In one embodiment, the higher frequency circuit 41 is turned ON for less than 15% of the time, and the lower frequency circuit 42 is turned ON for 85% of the time or more. For example, the ADC circuit needs only be turned on for less than 10% of the time, the RF circuit for less than 1% of the time, and the storage circuit or the sensor circuit for less than 5% of the time.

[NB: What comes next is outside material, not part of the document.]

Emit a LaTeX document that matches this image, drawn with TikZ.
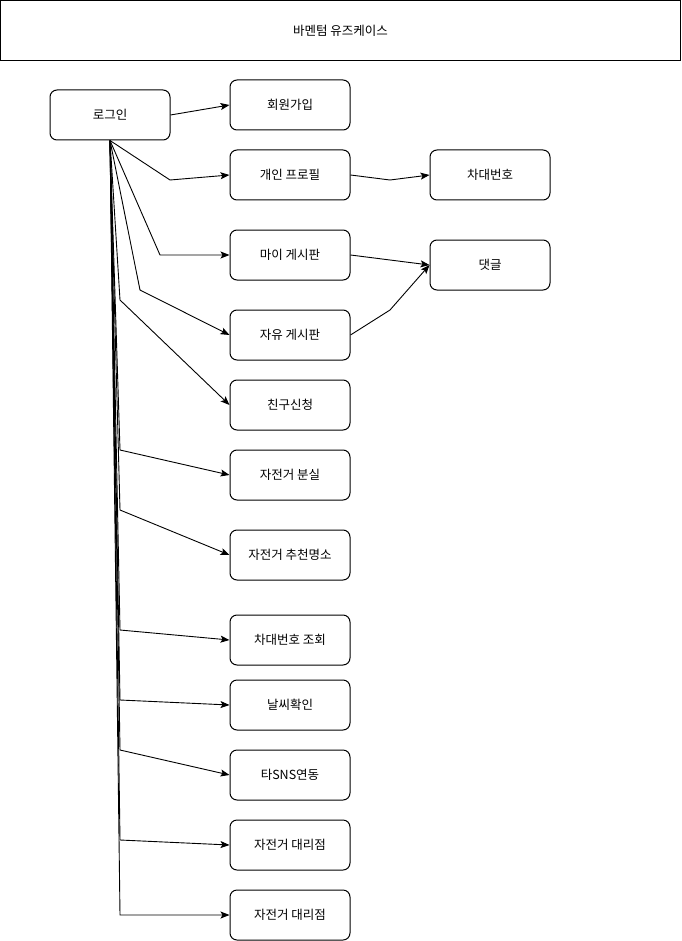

Although specific embodiments have been illustrated and described, it will be appreciated by those skilled in the art that various modifications may be made without departing from the scope of the present invention, which is intended to be limited solely by the appended claims.

Claims

1. A class-D amplifier, comprising: a quantized amplifier, having no quantization error feedback circuit, coupled to receive a digital input signal, according to which an output signal is generated to be switched between power rails, said digital input signal being pre-compensated to correct an error; anda low-pass filter configured to pass low-frequency components of the output signal and attenuate high-frequency components of the output signal, thereby generating a filtered output signal.

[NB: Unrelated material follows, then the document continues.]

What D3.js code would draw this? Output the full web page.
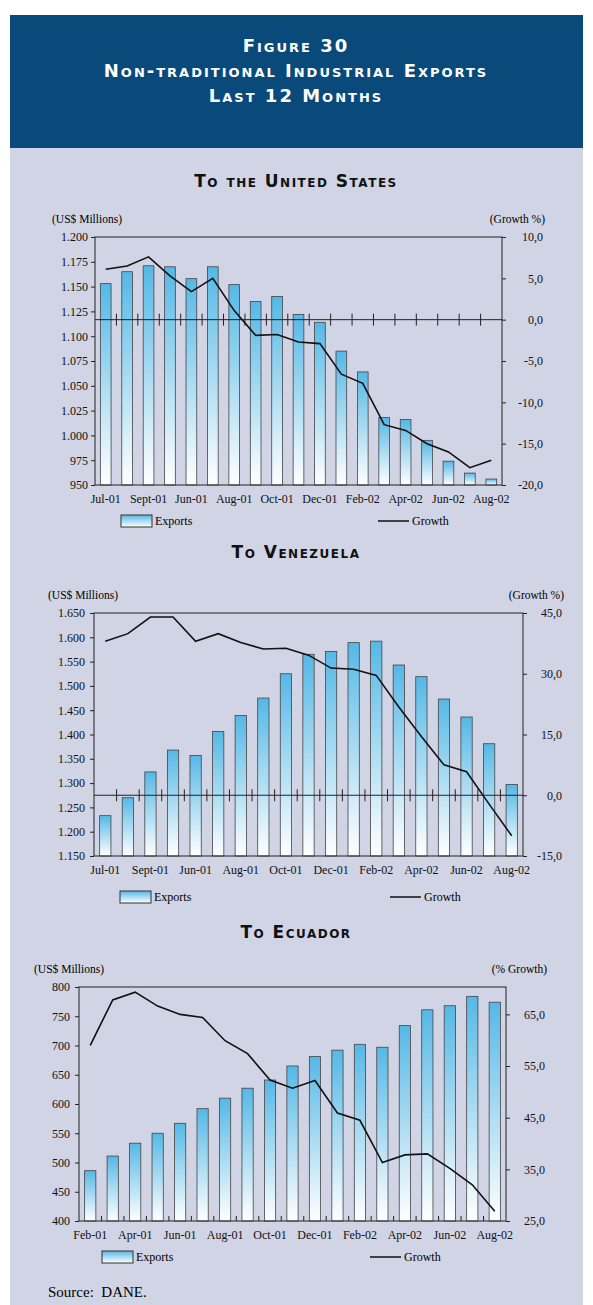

2. The class-D amplifier of claim 1, wherein the quantized amplifier has a differential output configuration.

3. The class-D amplifier of claim 2, wherein the quantized amplifier comprises two sets of switching field-effect-transistor (FET) pairs.

4. The class-D amplifier of claim 1, further comprising a memory device configured to store said digital input signal.

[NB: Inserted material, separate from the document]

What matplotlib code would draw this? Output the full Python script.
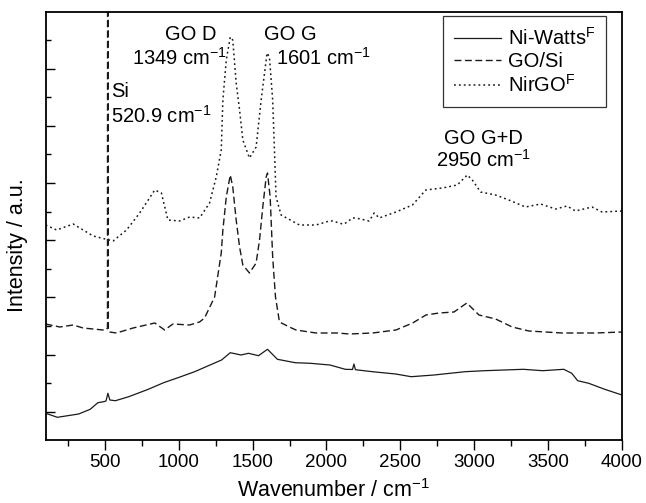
import matplotlib
matplotlib.use("Agg")
import matplotlib.pyplot as plt
from matplotlib.ticker import FixedLocator

plt.rcParams['font.family'] = ['Liberation Sans', 'DejaVu Sans']
plt.rcParams['mathtext.default'] = 'regular'

# ---------------- data (wavenumber in cm^-1, intensity in a.u.) ----------------
ni_watts_x = [100, 179, 323, 401, 453, 493, 508, 521, 534, 572, 662, 794, 898, 1003,
              1108, 1212, 1290, 1349, 1422, 1472, 1540, 1601, 1668, 1788, 1891, 2024,
              2127, 2176, 2186, 2196, 2310, 2469, 2573, 2728, 2937, 3070, 3201, 3332,
              3464, 3606, 3660, 3700, 3775, 3883, 4000]
ni_watts_y = [26.7, 22.7, 26, 30.7, 37.3, 38.3, 39, 46.7, 40, 39.3, 43.3, 50.7, 57.3, 62.7,
              68.3, 75, 80, 87.3, 85, 86.7, 84.3, 90.7, 80.7, 77.3, 76.7, 75,
              70.7, 70.5, 76, 70.3, 68.3, 66, 63.3, 65, 68.3, 69.3, 70, 70.7,
              69.3, 70.7, 66.7, 59.3, 56.7, 50.7, 45]

go_si_x = [100, 196, 286, 353, 489, 510, 518, 521, 524, 532, 579, 691, 838, 905, 961,
           1074, 1141, 1175, 1243, 1288, 1299, 1322, 1349, 1366, 1389, 1412, 1434,
           1479, 1524, 1547, 1569, 1592, 1601, 1619, 1636, 1655, 1682, 1749, 1794,
           1929, 2075, 2154, 2312, 2470, 2583, 2673, 2762, 2863, 2950, 3032, 3145,
           3257, 3370, 3595, 3820, 4000]
go_si_y = [116, 113, 115, 112, 110, 110, 112, 1500, 110, 108, 107, 112, 117, 110, 116,
           115, 118, 122, 143, 187, 210, 243, 265, 253, 220, 193, 175,
           167, 177, 200, 233, 263, 267, 243, 183, 143, 118, 113, 110,
           107, 107, 106, 107, 110, 117, 125, 127, 128, 137, 125, 121,
           113, 109, 107, 107, 108]

nirgo_x = [100, 174, 286, 421, 511, 556, 647, 736, 838, 883, 927, 1006, 1074, 1141,
           1209, 1254, 1288, 1299, 1322, 1349, 1366, 1389, 1412, 1434, 1479, 1524,
           1558, 1598, 1614, 1636, 1648, 1659, 1693, 1817, 1929, 2019, 2041, 2109,
           2120, 2177, 2199, 2289, 2323, 2357, 2470, 2582, 2672, 2784, 2885, 2953,
           2987, 3043, 3145, 3234, 3347, 3449, 3550, 3628, 3685, 3797, 3865, 4000]
nirgo_y = [215, 210, 216, 204, 200.7, 199, 210, 227, 250, 247, 220, 219, 223, 222,
           237, 263, 290, 340, 380, 403, 400, 357, 330, 300, 282, 293,
           340, 387, 383, 340, 290, 243, 225, 215, 215, 219, 219, 216,
           216, 222, 222, 219, 227, 222, 228, 235, 250, 252, 255, 265,
           260, 248, 245, 240, 233, 236, 231, 234, 229, 233, 228, 229]

series_labels = ['Ni-Watts$^{F}$', 'GO/Si', 'NirGO$^{F}$']
x_ticks = [500, 1000, 1500, 2000, 2500, 3000, 3500, 4000]
x_minor_ticks = [250, 750, 1250, 1750, 2250, 2750, 3250, 3750]

# ---------------- figure ----------------
W, H = 646, 503
fig = plt.figure(figsize=(W / 100, H / 100), dpi=100)
L, R, T, B = 45.7, 622.0, 12.3, 440.0
ax = fig.add_axes([L / W, (H - B) / H, (R - L) / W, (B - T) / H])

lc = '#1a1a1a'
ax.plot(ni_watts_x, ni_watts_y, '-', color=lc, lw=0.9, label=series_labels[0])
ax.plot(go_si_x, go_si_y, color=lc, lw=1.0, dashes=(5, 2.5), label=series_labels[1])
ax.plot(nirgo_x, nirgo_y, color=lc, lw=1.1, dashes=(1.2, 2.0), label=series_labels[2])

ax.set_xlim(100, 4000)
ax.set_ylim(0, 427.7)

ax.set_xticks(x_ticks)
ax.xaxis.set_minor_locator(FixedLocator(x_minor_ticks))
ax.yaxis.set_major_locator(FixedLocator([28.3 + 57.2 * k for k in range(7)]))
ax.yaxis.set_minor_locator(FixedLocator([56.9 + 57.2 * k for k in range(7)]))
ax.set_yticklabels([])

ax.tick_params(axis='x', which='major', direction='out', length=7.2, width=1.0,
               labelsize=13.5, pad=3, colors='black')
ax.tick_params(axis='x', which='minor', direction='out', length=4, width=1.0)
ax.tick_params(axis='y', which='major', direction='in', length=6.5, width=1.0)
ax.tick_params(axis='y', which='minor', direction='in', length=3.8, width=1.0)
ax.tick_params(top=False, right=False, which='both')
for s in ax.spines.values():
    s.set_linewidth(1.3)

ax.set_xlabel('Wavenumber / cm$^{-1}$', fontsize=15.5, labelpad=6)
ax.set_ylabel('Intensity / a.u.', fontsize=15.5)
ax.yaxis.set_label_coords(-0.031, 0.456)

fs = 14.5
ax.text(905, 400, 'GO D', fontsize=fs, ha='left', va='baseline')
ax.text(682, 375, '1349 cm$^{-1}$', fontsize=fs, ha='left', va='baseline')
ax.text(1580, 400, 'GO G', fontsize=fs, ha='left', va='baseline')
ax.text(1661, 375, '1601 cm$^{-1}$', fontsize=fs, ha='left', va='baseline')
ax.text(545, 343, 'Si', fontsize=fs, ha='left', va='baseline')
ax.text(545, 317, '520.9 cm$^{-1}$', fontsize=fs, ha='left', va='baseline')
ax.text(3060, 296, 'GO G+D', fontsize=fs, ha='center', va='baseline')
ax.text(3060, 273, '2950 cm$^{-1}$', fontsize=fs, ha='center', va='baseline')

leg = ax.legend(loc='upper right', bbox_to_anchor=(0.9723, 0.9913), borderaxespad=0,
                fontsize=14.5, frameon=True, fancybox=False, handlelength=2.3,
                handletextpad=0.35, labelspacing=0.15, borderpad=0.55)
leg.get_frame().set_edgecolor('black')
leg.get_frame().set_linewidth(0.9)

fig.savefig('out.png', dpi=100)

5. The class-D amplifier of claim 1, further comprising a computing device configured to compute said digital input signal to correct the error.

6. The class-D amplifier of claim 5, wherein the computing device comprises a digital signal processor (DSP).

7. The class-D amplifier of claim 5, wherein said computing device pre-compensates the digital input signal by minimizing the to-be-corrected error in low frequency bands.

8. The class-D amplifier of claim 5, wherein said computing device pre-computes to pre-compensate the digital input signal for playing back audio file.

9. The class-D amplifier of claim 5, wherein said computing device pre-computes to pre-compensate the digital input signal for driving a current load.

10. The class-D amplifier of claim 1, wherein the error to be corrected is a quantization error, a frequency dependent error or a time varying error.

11. The class-D amplifier of claim 1, wherein the error to be corrected is an error due to output quantization step non-linearity, power supply droop or non-linear load.

12. The class-D amplifier of claim 1, wherein said quantized amplifier comprises all digital circuits.

13. A microcontroller unit (MCU)-based mixed signal system, comprising: an MCU;a higher frequency circuit and a lower frequency circuit controlled under the MCU, the higher frequency circuit operating substantially faster than the lower frequency circuit;a higher frequency clock source and a lower frequency clock source configured to provide a higher frequency and a lower frequency, respectively;wherein the higher frequency circuit is turned ON for a period of time less than the lower frequency circuit.

14. The system of claim 13, wherein he higher frequency circuit operates at least 10 times faster than the lower frequency circuit.

15. The system of claim 13, wherein the higher frequency circuit comprises at least one of the following circuits: a data conversion circuit, a communication circuit, a storage circuit, a sensor circuit and combination thereof.

16. The system of claim 13, wherein the higher and lower frequency clock sources comprise crystal oscillators.

17. The system of claim 13, wherein the higher frequency clock source operates between 10 MHz and 40 MHz, and the lower frequency clock source operates between 10 KHz and 1 MHz.

18. The system of claim 13, wherein the higher frequency circuit is turned ON for less than 15% of a specified period of time, and the lower frequency circuit is turned ON for 85% or more of the specified period of time.

19. The system of claim 13, wherein the lower frequency circuit schedules the turning ON and OFF of the higher frequency circuit.